Intertwining his own personal artistic process with distinct threads of historical reference, wry humor and disparate aesthetic threads, Georg Baselitz is currently on view at Gagosian Gallery’s 980 Madison space for a small exhibition of new works, positioning the artist’s drawings and watercolors as a “visitation,” as the artist terms it, by Japanese ukiyo-e master Katsushika Hokusai.
The exhibition takes Baselitz’s drawings, long a central aspect of the artist’s process (although often placed at the service of his large-scale paintings and explosive, paint-drenched compositions), and turns them towards a singular historical nexus, a hasty drawing by Hokuskai made in a letter to his publisher, which depicts the aging artist in a comically mischievous, irreverent self-portrait. Turning towards his own mortality, Baselitz adopts Hoskuskai’s drawing, and puts it through a serious of expressive figurative variations, shifting the artist’s visage and pose slightly yet demonstrably from work to work. In one, the artist appears as sinister and cackling, while in another, he appears to be frowning and angry. In a third, the figure beams with a strangely enthused grin. The lines, which hew closely to the original source material, still manage capture some of Baselitz’s raw energy, flitting in and out of the original model, and allowing for the alterations in the figure’s emotional state, while indicating Baselitz’s hand in exchange with Hokuskai’s own.
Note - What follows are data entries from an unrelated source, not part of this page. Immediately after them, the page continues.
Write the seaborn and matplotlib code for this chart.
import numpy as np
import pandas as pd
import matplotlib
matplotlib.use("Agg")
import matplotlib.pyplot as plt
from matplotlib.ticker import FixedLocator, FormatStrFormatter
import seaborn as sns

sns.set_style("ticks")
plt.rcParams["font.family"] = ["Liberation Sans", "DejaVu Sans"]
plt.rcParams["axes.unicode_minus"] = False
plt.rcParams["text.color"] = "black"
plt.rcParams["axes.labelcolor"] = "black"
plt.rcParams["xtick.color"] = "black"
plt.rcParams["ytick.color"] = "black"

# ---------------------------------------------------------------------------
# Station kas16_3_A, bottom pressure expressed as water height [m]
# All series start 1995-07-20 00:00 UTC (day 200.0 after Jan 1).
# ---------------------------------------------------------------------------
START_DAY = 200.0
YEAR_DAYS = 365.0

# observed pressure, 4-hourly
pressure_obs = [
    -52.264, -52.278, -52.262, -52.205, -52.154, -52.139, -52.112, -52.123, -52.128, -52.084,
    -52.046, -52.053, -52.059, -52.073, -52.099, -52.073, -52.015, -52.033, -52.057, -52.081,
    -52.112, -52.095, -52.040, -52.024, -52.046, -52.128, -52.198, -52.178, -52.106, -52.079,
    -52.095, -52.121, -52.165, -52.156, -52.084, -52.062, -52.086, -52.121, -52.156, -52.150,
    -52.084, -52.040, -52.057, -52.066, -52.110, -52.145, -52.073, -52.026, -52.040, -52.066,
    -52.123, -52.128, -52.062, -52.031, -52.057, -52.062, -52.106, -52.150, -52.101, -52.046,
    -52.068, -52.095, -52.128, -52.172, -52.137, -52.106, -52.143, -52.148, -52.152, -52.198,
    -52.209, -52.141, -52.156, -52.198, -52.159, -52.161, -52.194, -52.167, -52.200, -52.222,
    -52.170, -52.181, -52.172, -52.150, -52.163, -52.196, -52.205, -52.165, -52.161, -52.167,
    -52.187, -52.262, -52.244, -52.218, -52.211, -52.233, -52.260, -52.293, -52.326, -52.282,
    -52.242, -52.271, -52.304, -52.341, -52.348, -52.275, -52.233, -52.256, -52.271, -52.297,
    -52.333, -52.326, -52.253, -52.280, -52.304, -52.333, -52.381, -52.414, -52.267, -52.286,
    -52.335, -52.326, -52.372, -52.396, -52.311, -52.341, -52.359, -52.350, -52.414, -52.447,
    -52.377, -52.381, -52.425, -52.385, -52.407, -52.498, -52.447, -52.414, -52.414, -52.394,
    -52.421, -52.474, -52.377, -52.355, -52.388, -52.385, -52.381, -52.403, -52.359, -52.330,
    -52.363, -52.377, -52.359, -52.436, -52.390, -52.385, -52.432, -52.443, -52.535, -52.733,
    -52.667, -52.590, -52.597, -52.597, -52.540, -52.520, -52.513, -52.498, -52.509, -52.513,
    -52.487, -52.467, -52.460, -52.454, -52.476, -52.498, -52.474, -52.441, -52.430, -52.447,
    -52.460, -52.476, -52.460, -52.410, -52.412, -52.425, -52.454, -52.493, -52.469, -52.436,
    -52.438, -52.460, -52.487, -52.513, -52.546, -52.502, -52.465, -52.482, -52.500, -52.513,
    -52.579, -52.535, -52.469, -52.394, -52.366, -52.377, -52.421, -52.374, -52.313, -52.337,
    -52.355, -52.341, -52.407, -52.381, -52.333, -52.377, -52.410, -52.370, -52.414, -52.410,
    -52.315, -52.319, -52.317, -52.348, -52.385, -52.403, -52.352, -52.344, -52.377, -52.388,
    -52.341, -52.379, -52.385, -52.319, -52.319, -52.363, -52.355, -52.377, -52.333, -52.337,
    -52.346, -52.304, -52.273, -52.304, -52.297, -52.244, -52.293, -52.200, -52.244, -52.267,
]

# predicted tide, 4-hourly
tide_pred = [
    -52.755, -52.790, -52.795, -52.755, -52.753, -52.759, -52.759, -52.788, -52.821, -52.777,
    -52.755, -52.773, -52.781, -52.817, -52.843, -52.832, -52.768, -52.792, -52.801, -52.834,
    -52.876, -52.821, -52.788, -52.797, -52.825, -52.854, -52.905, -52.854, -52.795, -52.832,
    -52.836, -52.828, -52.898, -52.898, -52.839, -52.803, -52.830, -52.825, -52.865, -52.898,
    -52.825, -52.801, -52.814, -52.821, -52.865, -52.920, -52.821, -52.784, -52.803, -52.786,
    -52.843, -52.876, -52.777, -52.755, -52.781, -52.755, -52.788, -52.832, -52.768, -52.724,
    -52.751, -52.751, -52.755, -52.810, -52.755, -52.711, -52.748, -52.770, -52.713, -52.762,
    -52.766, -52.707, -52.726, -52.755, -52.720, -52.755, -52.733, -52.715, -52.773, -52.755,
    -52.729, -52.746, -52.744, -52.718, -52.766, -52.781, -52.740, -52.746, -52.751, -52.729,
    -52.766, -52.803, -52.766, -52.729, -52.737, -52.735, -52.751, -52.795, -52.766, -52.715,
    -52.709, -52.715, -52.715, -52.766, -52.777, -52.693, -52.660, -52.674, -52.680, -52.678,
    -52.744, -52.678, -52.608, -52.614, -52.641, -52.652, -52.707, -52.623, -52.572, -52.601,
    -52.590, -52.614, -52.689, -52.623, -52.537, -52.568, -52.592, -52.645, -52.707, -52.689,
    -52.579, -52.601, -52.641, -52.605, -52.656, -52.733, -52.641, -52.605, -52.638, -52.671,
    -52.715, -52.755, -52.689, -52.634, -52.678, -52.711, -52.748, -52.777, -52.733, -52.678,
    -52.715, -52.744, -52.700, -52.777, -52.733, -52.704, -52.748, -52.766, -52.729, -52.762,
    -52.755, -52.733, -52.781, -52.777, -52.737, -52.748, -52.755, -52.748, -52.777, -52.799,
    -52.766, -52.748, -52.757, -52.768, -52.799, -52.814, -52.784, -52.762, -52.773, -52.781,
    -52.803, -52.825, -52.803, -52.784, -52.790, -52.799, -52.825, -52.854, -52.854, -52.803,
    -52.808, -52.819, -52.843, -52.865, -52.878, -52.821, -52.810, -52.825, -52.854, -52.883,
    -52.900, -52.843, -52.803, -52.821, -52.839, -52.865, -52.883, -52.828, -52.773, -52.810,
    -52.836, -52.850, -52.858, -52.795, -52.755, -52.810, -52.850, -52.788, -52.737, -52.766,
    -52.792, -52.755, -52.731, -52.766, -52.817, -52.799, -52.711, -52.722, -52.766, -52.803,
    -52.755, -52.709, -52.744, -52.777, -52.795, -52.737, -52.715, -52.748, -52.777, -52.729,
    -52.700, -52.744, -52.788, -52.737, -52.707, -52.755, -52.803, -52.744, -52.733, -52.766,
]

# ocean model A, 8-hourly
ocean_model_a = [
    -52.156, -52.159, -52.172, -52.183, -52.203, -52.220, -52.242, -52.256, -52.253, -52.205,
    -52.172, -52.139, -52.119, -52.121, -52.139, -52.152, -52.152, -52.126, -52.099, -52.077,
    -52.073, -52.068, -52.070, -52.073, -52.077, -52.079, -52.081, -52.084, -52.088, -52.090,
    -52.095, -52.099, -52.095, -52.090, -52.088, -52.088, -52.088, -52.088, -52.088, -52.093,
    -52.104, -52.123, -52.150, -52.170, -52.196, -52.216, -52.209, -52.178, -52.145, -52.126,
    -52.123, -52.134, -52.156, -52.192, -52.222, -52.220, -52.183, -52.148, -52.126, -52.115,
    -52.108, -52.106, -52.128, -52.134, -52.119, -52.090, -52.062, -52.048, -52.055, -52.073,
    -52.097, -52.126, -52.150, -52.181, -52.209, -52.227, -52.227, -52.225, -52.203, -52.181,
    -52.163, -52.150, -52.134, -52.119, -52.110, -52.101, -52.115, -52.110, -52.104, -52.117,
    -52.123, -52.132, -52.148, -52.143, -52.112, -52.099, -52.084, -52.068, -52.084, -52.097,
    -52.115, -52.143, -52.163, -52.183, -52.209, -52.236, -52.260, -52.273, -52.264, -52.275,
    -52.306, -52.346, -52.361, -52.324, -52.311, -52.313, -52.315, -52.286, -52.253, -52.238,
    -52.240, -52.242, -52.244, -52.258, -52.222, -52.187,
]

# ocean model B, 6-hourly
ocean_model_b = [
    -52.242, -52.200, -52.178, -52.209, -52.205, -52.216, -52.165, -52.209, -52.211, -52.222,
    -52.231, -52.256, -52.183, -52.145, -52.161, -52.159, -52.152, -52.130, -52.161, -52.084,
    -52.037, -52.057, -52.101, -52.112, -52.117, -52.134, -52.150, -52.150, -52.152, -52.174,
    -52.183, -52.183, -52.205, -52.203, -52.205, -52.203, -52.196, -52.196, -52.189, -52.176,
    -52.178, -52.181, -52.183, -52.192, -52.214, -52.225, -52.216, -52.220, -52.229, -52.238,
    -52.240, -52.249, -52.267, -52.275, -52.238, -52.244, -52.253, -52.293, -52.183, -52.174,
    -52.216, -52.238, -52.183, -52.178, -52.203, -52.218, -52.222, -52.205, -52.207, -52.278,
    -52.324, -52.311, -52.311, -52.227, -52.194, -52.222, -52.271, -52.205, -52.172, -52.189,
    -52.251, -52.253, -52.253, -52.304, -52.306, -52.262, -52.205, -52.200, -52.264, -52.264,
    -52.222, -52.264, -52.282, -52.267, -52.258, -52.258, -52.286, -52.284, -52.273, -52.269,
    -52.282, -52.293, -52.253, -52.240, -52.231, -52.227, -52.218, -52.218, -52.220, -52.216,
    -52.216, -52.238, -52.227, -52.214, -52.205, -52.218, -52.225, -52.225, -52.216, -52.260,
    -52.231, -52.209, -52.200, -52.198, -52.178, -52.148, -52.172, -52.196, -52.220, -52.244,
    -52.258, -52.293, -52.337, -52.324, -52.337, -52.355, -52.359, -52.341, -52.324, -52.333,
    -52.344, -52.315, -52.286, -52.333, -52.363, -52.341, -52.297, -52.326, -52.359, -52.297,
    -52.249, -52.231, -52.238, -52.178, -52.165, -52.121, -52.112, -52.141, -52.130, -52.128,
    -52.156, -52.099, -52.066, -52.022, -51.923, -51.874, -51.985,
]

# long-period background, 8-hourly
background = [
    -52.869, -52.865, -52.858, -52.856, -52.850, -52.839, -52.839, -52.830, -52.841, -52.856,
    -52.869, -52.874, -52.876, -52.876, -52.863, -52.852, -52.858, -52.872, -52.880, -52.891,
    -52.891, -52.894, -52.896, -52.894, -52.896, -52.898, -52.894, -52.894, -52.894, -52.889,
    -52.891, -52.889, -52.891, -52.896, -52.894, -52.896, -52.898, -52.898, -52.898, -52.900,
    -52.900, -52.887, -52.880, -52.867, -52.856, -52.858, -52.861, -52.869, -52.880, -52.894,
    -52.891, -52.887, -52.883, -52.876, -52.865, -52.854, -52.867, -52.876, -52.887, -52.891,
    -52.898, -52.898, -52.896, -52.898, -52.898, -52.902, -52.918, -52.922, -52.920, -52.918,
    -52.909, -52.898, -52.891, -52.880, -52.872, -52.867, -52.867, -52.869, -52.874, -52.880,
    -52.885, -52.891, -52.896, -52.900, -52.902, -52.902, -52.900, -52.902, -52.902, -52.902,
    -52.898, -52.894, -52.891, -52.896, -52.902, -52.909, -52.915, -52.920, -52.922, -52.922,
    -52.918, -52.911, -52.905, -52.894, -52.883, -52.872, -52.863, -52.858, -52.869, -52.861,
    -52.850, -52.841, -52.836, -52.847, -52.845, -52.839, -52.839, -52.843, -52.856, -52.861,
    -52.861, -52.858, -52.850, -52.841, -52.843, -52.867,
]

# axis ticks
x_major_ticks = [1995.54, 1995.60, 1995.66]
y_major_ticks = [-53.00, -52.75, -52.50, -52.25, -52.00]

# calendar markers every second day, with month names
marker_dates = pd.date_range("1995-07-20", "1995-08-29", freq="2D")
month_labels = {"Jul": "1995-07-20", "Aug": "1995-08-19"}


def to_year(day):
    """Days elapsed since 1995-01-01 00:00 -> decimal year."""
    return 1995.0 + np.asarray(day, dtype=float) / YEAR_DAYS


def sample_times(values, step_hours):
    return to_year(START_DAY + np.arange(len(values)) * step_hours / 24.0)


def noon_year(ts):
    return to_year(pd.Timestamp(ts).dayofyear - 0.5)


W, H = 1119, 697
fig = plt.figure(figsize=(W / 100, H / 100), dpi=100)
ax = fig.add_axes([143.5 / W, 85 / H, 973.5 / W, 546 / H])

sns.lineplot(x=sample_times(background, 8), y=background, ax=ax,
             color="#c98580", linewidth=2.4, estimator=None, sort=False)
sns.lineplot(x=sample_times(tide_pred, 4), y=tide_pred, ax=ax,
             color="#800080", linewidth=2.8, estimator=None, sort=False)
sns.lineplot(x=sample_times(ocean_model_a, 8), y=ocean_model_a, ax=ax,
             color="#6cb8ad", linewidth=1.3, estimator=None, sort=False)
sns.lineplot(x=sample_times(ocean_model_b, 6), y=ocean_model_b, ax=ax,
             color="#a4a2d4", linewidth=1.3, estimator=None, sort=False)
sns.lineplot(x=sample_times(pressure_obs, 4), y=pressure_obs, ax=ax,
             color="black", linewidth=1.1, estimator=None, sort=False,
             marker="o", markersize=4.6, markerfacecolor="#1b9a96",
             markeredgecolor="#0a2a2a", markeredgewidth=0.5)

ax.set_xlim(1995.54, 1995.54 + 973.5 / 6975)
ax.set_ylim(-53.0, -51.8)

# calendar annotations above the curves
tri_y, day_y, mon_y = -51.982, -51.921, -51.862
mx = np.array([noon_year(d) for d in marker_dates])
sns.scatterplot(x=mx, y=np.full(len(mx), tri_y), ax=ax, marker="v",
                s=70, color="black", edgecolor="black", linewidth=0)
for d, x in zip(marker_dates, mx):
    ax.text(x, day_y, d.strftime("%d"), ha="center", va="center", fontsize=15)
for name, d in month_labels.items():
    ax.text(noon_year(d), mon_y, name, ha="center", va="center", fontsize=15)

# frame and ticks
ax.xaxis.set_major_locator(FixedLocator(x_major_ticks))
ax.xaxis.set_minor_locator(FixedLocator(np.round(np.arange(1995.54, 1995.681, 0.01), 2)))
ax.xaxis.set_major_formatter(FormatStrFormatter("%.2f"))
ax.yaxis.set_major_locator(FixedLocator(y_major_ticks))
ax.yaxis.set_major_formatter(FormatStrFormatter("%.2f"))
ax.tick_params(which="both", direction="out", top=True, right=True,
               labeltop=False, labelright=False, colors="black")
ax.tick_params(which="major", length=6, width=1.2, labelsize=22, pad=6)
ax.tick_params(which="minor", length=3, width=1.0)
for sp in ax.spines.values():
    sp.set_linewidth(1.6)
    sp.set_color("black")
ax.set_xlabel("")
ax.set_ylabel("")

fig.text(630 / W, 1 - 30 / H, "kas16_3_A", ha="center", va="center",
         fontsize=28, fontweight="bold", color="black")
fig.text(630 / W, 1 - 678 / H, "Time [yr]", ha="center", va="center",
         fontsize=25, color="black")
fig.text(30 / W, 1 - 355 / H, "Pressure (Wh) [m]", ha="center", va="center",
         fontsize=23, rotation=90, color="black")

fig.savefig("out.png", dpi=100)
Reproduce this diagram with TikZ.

Adjacent to each sketch is a turn back towards Baselitz’s own aesthetic leanings: washes of watercolor countered by his own portraiture drawing, or explorations of the swirling, ghostly materiality of the paints themselves. Selecting subdued, understated objects like his recent motif of upturned, seemingly suspended bodies over a colored-in ground, the works feel exceedingly intimate, as if they were pages ripped directly from the artist’s sketchbook or jotted down in an absent moment.
The use of the Hokuskai source material is an notable connection, as if the take on the aforementioned sketch turns into a coy signature for the artist, retaining the original’s light humor while indicating his work in connection with the original pieces. Baselitz’s intimate sketches and delicately executed watercolors tip their hat to Hokuskai’s style in a sly interpellation of the artist’s own hand, at the same time that his signature translates the original through several centuries of art history and personal experience, and allows the Japanese master’s voice to echo through time into the present.
The exhibition closes on December 19th.